N.P.: “Shot in the Dark” – AC/DC

Today was hectic, tomorrow will likely be more so.
Wheels tend to turn slowly, but they are turning.

N.P.: “Goin’ Out West” – Tom Waits

The Office of the Governor of California, perhaps the worst state in the U.S., issued the following statement:  “Going out to eat with members of your household this weekend?  Don’t forget to keep your mask on in between bites.  Do your part to  keep those around you healthy.”  Jesus.  You know, you spend a lot of time in childhood looking at the adult world and shaking your head and thinking to yourself, “Look at these idiots…they have absolutely no business being in charge of anything, but somehow, they’re in charge of everything.  Maybe I don’t want to grow up.  And then you grow up, and you realize that you were absolutely right as a child: The governor of a state larger than many countries is officially telling people to take a bite of food, then put on a mask, masticate, swallow, then remove the mask, take another bite, repeat.  Morons.

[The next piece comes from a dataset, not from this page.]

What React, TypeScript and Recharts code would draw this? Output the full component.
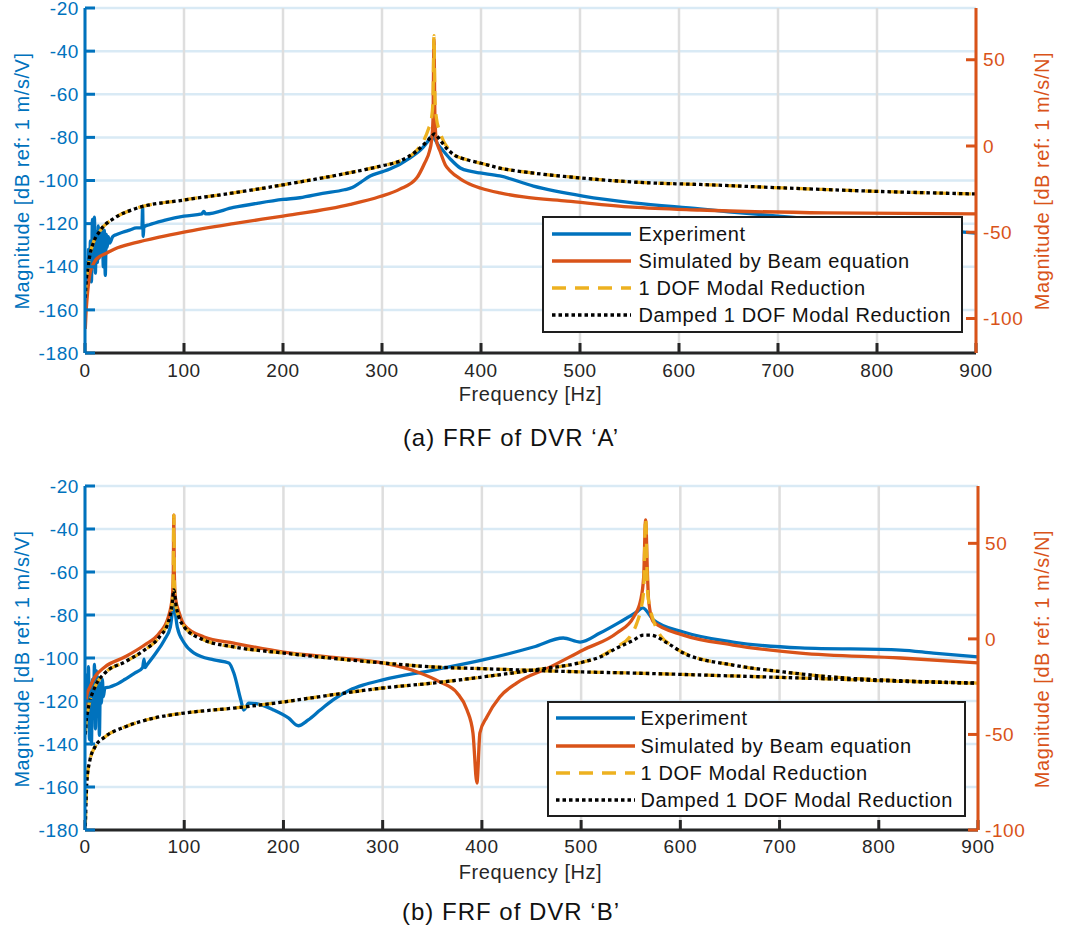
import React from "react"
import { LineChart, Line, XAxis, YAxis, CartesianGrid } from "recharts"

const BLUE = "#0072BD"
const ORANGE = "#D95319"
const YELLOW = "#EDB120"
const INK = "#262626"
const FONT = '"Liberation Sans", Arial, Helvetica, sans-serif'

const freqTicks = [0, 100, 200, 300, 400, 500, 600, 700, 800, 900]
const leftTicks = [-180, -160, -140, -120, -100, -80, -60, -40, -20]
const rightTicks = [-100, -50, 0, 50]
const legendNames = ["Experiment", "Simulated by Beam equation", "1 DOF Modal Reduction", "Damped 1 DOF Modal Reduction"]

// (a) DVR 'A' -- experiment in dB ref 1 m/s/V (left), models in dB ref 1 m/s/N (right)
const aExpHz = [0.5, 1.5, 2.5, 3.5, 4.5, 5.5, 6.5, 7.5, 8.5, 9.5, 10.5, 11.5, 12.5, 13.5, 14.5, 15.5, 16.5, 17.5, 18.5, 19.5, 20.5, 21.5, 22.5, 23.5,
  25, 28, 32, 38, 45, 52, 57.5, 58.2, 58.8, 59.5, 65, 80, 100, 118, 120, 122, 150, 175,
  200, 217, 240, 262, 270, 278, 288, 300, 308, 328, 341, 347, 350, 352, 356, 362, 370, 379, 390, 399,
  419, 453, 503, 554, 621, 650, 700, 750, 800, 850, 900]
const aExpDb = [-150, -138, -148, -132, -146, -128, -147, -118, -140, -117, -143, -124, -138, -121, -136, -124, -134, -122, -140, -123, -144, -125, -131, -126,
  -129, -126, -125, -124, -123, -122, -122, -112, -126, -121.5, -120.5, -118.5, -116.5, -115.5, -114.3, -115.5, -112.5, -110.5,
  -108.8, -108, -106, -104.3, -103.3, -101, -97.9, -96, -94.7, -89.6, -84.9, -81.5, -79.6, -80, -83, -86.3, -90.5, -94.2, -95.8, -96.5,
  -97.9, -102.6, -107.2, -110.4, -113.2, -114.5, -116.5, -118.5, -120.5, -122.5, -124.4]

const aSimHz = [0.3, 1, 2, 3.5, 5, 7.5, 10, 15, 20, 30, 50, 75, 100, 150, 200, 247, 268, 298, 318, 335,
  343, 348, 350, 351.5, 352.5, 353.5, 355, 358.6, 364, 369, 379, 386, 400, 419, 443, 487, 553, 621, 750, 900]
const aSimDb = [-106, -97, -89, -80, -74, -69.5, -66.7, -64, -62.6, -59.7, -56.2, -52.8, -49.9, -45, -40.6, -36.3, -33.8, -29.3, -25, -18.6,
  -10, -2.9, 3, 15, 62, 15, 3, -2.9, -11, -14.5, -19, -21.4, -24.5, -27.2, -29.5, -31.9, -35.4, -37.1, -38.8, -39.4]

const aDofHz = [0.3, 1, 2, 3, 5, 8, 15, 30, 50, 100, 150, 200, 250, 280, 300, 318, 335, 342, 347, 350,
  351.5, 352.5, 353.5, 355, 358, 362, 367, 372, 386, 400, 419, 450, 487, 520, 571, 621, 705, 800, 900]
const aDofDb = [-88, -80, -74, -70.7, -63, -56.8, -49.3, -41.7, -36.5, -31.3, -27.2, -22.5, -17.4, -14, -11.5, -8.7, -2.5, 3, 10, 16,
  26, 64, 26, 16, 9, 3, -1.5, -4.8, -8, -10, -12.8, -15.5, -17.8, -19.5, -21.4, -22.3, -24.3, -26.3, -27.8]

const aDampHz = [0.3, 1, 2, 3, 5, 8, 15, 30, 50, 100, 150, 200, 250, 280, 300, 318, 335, 345, 350, 353,
  356, 360, 365, 372, 386, 400, 419, 450, 487, 520, 571, 621, 705, 800, 900]
const aDampDb = [-88, -80, -74, -70.7, -63, -56.8, -49.3, -41.7, -36.5, -31.3, -27.2, -22.5, -17.4, -14, -11.5, -8.7, -2.9, 2.5, 5.5, 7,
  5.5, 2.5, -1.2, -4.8, -8, -10, -12.8, -15.5, -17.8, -19.5, -21.4, -22.3, -24.3, -26.3, -27.8]

// (b) DVR 'B'
const bExpHz = [0.5, 1.5, 2.5, 3.5, 4.5, 5.5, 6.5, 7.5, 8.5, 9.5, 10.5, 11.5, 12.5, 13.5, 14.5, 15.5, 16.5, 17.5, 18.5, 20,
  25, 30, 40, 50, 58, 59.5, 60.5, 62, 70, 80, 86, 89.5, 93, 100, 110, 130, 145, 150, 157, 160,
  165, 175, 190, 205, 215, 225, 237, 250, 267, 280, 300, 351, 401, 452, 482, 499, 519, 539, 556, 562,
  573, 603, 653, 721, 822, 855, 900]
const bExpDb = [-119, -108, -132, -104, -138, -112, -140, -110, -128, -103, -133, -106, -126, -109, -136, -112, -121, -110, -118, -114,
  -113.5, -112.6, -110, -107, -104.5, -100.5, -104.5, -103.5, -98.6, -91.6, -85.6, -75.5, -85.6, -93, -97.7, -100.9, -102.3, -107, -119.5, -124.2,
  -121, -121.5, -124.2, -127.9, -131.5, -128.8, -124.2, -119.5, -114.9, -112.6, -110.2, -105.6, -100.9, -94.9, -90.7, -92.6, -88.4, -83.3, -78.6, -76.7,
  -82.3, -87.9, -92.6, -95.3, -96.3, -97.7, -99.5]

const bSimHz = [0.3, 2, 5, 10, 20, 40, 60, 75, 84, 88, 89, 89.5, 90, 91, 95, 100, 120, 150, 200, 250,
  300, 335, 358, 375, 385, 391, 395, 398, 405, 418, 435, 469, 502, 536, 553, 560, 563, 565, 567, 568,
  573, 603, 653, 721, 822, 900]
const bSimDb = [-36, -29, -25.2, -19.9, -14.7, -9.5, -3.2, 3.1, 11.5, 21.9, 35, 64.8, 35, 21.9, 13.5, 7.3, 1, -2.2, -6.9, -9.7,
  -12.6, -17.3, -22.6, -28.3, -37.2, -49.2, -75.4, -49.2, -40.9, -30.4, -23.1, -14.7, -5.8, 3.1, 11.5, 20.3, 32, 62.2, 32, 20.3,
  8.8, 2, -3.2, -7.4, -10, -12.6]

const bDof1Hz = [0.3, 1, 3, 10, 20, 40, 60, 75, 84, 87, 88.7, 89.5, 90.3, 92, 95, 100, 120, 150, 200, 250,
  300, 351, 401, 452, 502, 553, 653, 754, 822, 900]
const bDof1Db = [-50, -44, -37.2, -25.2, -17.9, -12.1, -5.8, 1, 9.5, 15, 24, 64.8, 24, 16, 11, 6.5, -0.6, -4.2, -7.4, -10.2,
  -12.6, -14.7, -15.6, -16.5, -17.3, -17.9, -19.4, -21, -22.2, -23.2]

const bDamp1Hz = [0.3, 1, 3, 10, 20, 40, 60, 75, 84, 88, 89.5, 92, 100, 120, 150, 200, 250, 300, 351, 401,
  452, 502, 553, 653, 754, 822, 900]
const bDamp1Db = [-50, -44, -37.2, -25.2, -17.9, -12.1, -5.8, 1, 8.8, 18.8, 25.6, 16.7, 6.2, -0.6, -4.2, -7.4, -10.2, -12.6, -14.7, -15.6,
  -16.5, -17.3, -17.9, -19.4, -21, -22.2, -23.2]

const bDof2Hz = [0.3, 2, 5, 10, 20, 40, 70, 100, 150, 200, 250, 300, 351, 401, 452, 502, 519, 536, 549, 556,
  560, 563, 565, 567, 570, 574, 581, 590, 603, 653, 704, 754, 822, 900]
const bDof2Db = [-98, -73.8, -63.4, -56.6, -51.3, -46.1, -41.4, -38.8, -36.2, -33, -29.2, -25.7, -23.1, -19.9, -16.3, -12.1, -9.3, -4, 1, 8,
  15, 25, 63.3, 25, 15, 8, 1, -3, -7.2, -13.7, -17.3, -20, -21.9, -23.1]

const bDamp2Hz = [0.3, 2, 5, 10, 20, 40, 70, 100, 150, 200, 250, 300, 351, 401, 452, 502, 519, 536, 553, 563,
  570, 587, 603, 653, 704, 754, 822, 900]
const bDamp2Db = [-98, -73.8, -63.4, -56.6, -51.3, -46.1, -41.4, -38.8, -36.2, -33, -29.2, -25.7, -23.1, -19.9, -16.3, -12.1, -9.5, -4.8, -0.6, 2,
  2, -2.2, -7.4, -13.7, -17.3, -20, -21.9, -23.1]

type Kind = "exp" | "sim" | "dof" | "damp"
type Series = { hz: number[]; db: number[]; kind: Kind }

const look: Record<Kind, { stroke: string; dash?: string; axis: string }> = {
  exp: { stroke: BLUE, axis: "left" },
  sim: { stroke: ORANGE, axis: "right" },
  dof: { stroke: YELLOW, dash: "14 9", axis: "right" },
  damp: { stroke: "#000000", dash: "3.5 3", axis: "right" },
}
const legendKinds: Kind[] = ["exp", "sim", "dof", "damp"]

const pts = (hz: number[], db: number[]) => hz.map((f, i) => ({ f, v: db[i] }))

const tickFont = { fontSize: 19, fontFamily: FONT, letterSpacing: 0.6 }
const titleFont = { fontSize: 20, fontFamily: FONT, letterSpacing: 0.55 }

type PanelProps = {
  series: Series[]
  height: number
  top: number
  plotH: number
  rightWidth: number
  rightDomain: [number, number]
  xTickMargin: number
  xLabelY: number
  titleY: number
}

function Panel(p: PanelProps) {
  const bottom = p.height - p.top - p.plotH - 30
  const unitTitle = (x: number, text: string, color: string) => () => (
    <text x={x} y={p.titleY} transform={`rotate(-90 ${x} ${p.titleY})`} textAnchor="middle" dominantBaseline="central" fill={color} {...titleFont}>
      {text}
    </text>
  )
  return (
    <LineChart width={1065} height={p.height} margin={{ top: p.top, right: 0, bottom, left: 0 }}>
      <CartesianGrid yAxisId="left" vertical={false} stroke="#d9eaf5" strokeWidth={2.5} />
      <CartesianGrid yAxisId="left" horizontal={false} stroke="#dedede" strokeWidth={2.5} />
      <XAxis
        type="number"
        dataKey="f"
        domain={[0, 900]}
        ticks={freqTicks}
        interval={0}
        allowDataOverflow
        height={30}
        tickSize={-10}
        tickMargin={p.xTickMargin}
        axisLine={{ stroke: INK, strokeWidth: 3 }}
        tickLine={{ stroke: INK, strokeWidth: 3 }}
        tick={{ fill: INK, ...tickFont }}
        label={() => (
          <text x={530.5} y={p.xLabelY} textAnchor="middle" fill={INK} {...titleFont}>
            Frequency [Hz]
          </text>
        )}
      />
      <YAxis
        yAxisId="left"
        domain={[-180, -20]}
        ticks={leftTicks}
        interval={0}
        allowDataOverflow
        width={85}
        tickSize={-10}
        tickMargin={16}
        axisLine={{ stroke: BLUE, strokeWidth: 3 }}
        tickLine={{ stroke: BLUE, strokeWidth: 3 }}
        tick={{ fill: BLUE, ...tickFont }}
        label={unitTitle(22, "Magnitude [dB ref: 1 m/s/V]", BLUE)}
      />
      <YAxis
        yAxisId="right"
        orientation="right"
        domain={p.rightDomain}
        ticks={rightTicks}
        interval={0}
        allowDataOverflow
        width={p.rightWidth}
        tickSize={-10}
        tickMargin={17}
        axisLine={{ stroke: ORANGE, strokeWidth: 3 }}
        tickLine={{ stroke: ORANGE, strokeWidth: 3 }}
        tick={{ fill: ORANGE, ...tickFont }}
        label={unitTitle(1042, "Magnitude [dB ref: 1 m/s/N]", ORANGE)}
      />
      {p.series.map((s, i) => (
        <Line
          key={i}
          data={pts(s.hz, s.db)}
          dataKey="v"
          yAxisId={look[s.kind].axis}
          type="monotoneX"
          stroke={look[s.kind].stroke}
          strokeWidth={3.3}
          strokeDasharray={look[s.kind].dash}
          strokeLinejoin="round"
          dot={false}
          activeDot={false}
          isAnimationActive={false}
        />
      ))}
    </LineChart>
  )
}

function LegendBox(p: { left: number; top: number; width: number; height: number; rows: number[]; sampleX: number; textX: number }) {
  const b = 2.5
  return (
    <div
      style={{
        position: "absolute",
        left: p.left,
        top: p.top,
        width: p.width,
        height: p.height,
        boxSizing: "border-box",
        border: `${b}px solid #1e1e1e`,
        background: "#fff",
      }}
    >
      {legendKinds.map((k, i) => (
        <div key={k} style={{ position: "absolute", left: 0, top: p.rows[i] - p.top - b - 14, height: 28, width: "100%" }}>
          <svg width={79} height={28} style={{ position: "absolute", left: p.sampleX - p.left - b, top: 0 }}>
            <line x1={0} y1={14} x2={79} y2={14} stroke={look[k].stroke} strokeWidth={3.3} strokeDasharray={look[k].dash} />
          </svg>
          <span
            style={{
              position: "absolute",
              left: p.textX - p.left - b,
              top: 0,
              lineHeight: "28px",
              fontSize: 20,
              letterSpacing: 0.6,
              color: "#111",
              whiteSpace: "nowrap",
            }}
          >
            {legendNames[i]}
          </span>
        </div>
      ))}
    </div>
  )
}

function Caption({ top, text }: { top: number; text: string }) {
  return (
    <div style={{ position: "absolute", left: 311, top, width: 400, textAlign: "center", fontSize: 24, letterSpacing: 1, lineHeight: "30px", color: "#111" }}>
      {text}
    </div>
  )
}

const seriesA: Series[] = [
  { hz: aExpHz, db: aExpDb, kind: "exp" },
  { hz: aSimHz, db: aSimDb, kind: "sim" },
  { hz: aDofHz, db: aDofDb, kind: "dof" },
  { hz: aDampHz, db: aDampDb, kind: "damp" },
]

const seriesB: Series[] = [
  { hz: bExpHz, db: bExpDb, kind: "exp" },
  { hz: bSimHz, db: bSimDb, kind: "sim" },
  { hz: bDof1Hz, db: bDof1Db, kind: "dof" },
  { hz: bDof2Hz, db: bDof2Db, kind: "dof" },
  { hz: bDamp1Hz, db: bDamp1Db, kind: "damp" },
  { hz: bDamp2Hz, db: bDamp2Db, kind: "damp" },
]

export default function App() {
  return (
    <div style={{ position: "absolute", left: 0, top: 0, width: 1065, height: 934, background: "#fff", fontFamily: FONT, overflow: "hidden" }}>
      <div style={{ position: "absolute", left: 0, top: 0 }}>
        <Panel series={seriesA} height={420} top={8} plotH={345} rightWidth={89} rightDomain={[-120, 80]} xTickMargin={21} xLabelY={401} titleY={181} />
      </div>
      <LegendBox left={542} top={216} width={421} height={117} rows={[234, 261, 288, 315]} sampleX={552} textX={639} />
      <Caption top={423} text="(a) FRF of DVR ‘A’" />

      <div style={{ position: "absolute", left: 0, top: 470 }}>
        <Panel series={seriesB} height={430} top={16} plotH={344} rightWidth={87} rightDomain={[-100, 80]} xTickMargin={20} xLabelY={409} titleY={189} />
      </div>
      <LegendBox left={547} top={701} width={419} height={116} rows={[718, 746, 773, 800]} sampleX={556} textX={641} />
      <Caption top={897} text="(b) FRF of DVR ‘B’" />
    </div>
  )
}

Speaking of morons, the various cowardly corporate entities who so blatantly displayed their willingness to absolutely sell out and abandon their own customers at the very threat of a hashtag campaign by an ignorant mob are suddenly slapping their corrupt corporate foreheads as they start to understand the damage they’ve done to their bottom line, which was, is, and always will be their only genuine concern.  If they think there is money in mouthing virtue-signaling platitudes, then that’s what they do.  And that’s what they thought, but then the ratings started coming in and, oddly enough, Americans don’t appreciate being falsely accused of racism by aggrieved parties who are enjoying multi-million dollar annual incomes for playing a game and bitching about being oppressed.  The NBA Commissioner and obsequious turd Adam Silver attempted to delicately deliver the news earlier this week, having suddenly noticed that the NBA’s viewership is in the toilet: the bullshit virtue-signaling social justice warrior bullshit will be left off the court and off the jerseys next season.  Mr. Silver and the NBA deserve every bit of grief they’re going to get from all sides about this.  It’s going to be fun to watch.


Meanwhile, over in Tulsa, the city government finally sacked up and removed a stupid and illegal BLM™ painting on one of its streets.  There were protests, natch, but nobody cared.


The first and best reality show in the history of television, “Cops,” resumed production recently.  Cancelled by the Paramount Network in a humiliating display of pusillanimity, the show has no intention of resuming that relationship.  Episodes being produced now are strictly for overseas markets.
The same bullshit happened to “LivePD” over at A&E, but Dan Abrams recently promised that the show is “coming back.”  I hope someplace other than A&E, because fuck them.  And Paramount too.  Cable’s dead anyway.

N.P.: “Put It in the Boogie” – Zach Deputy

Tonight we’re drinking to Uncle Eddie.  Thanks for teaching the rest of us how to play guitar.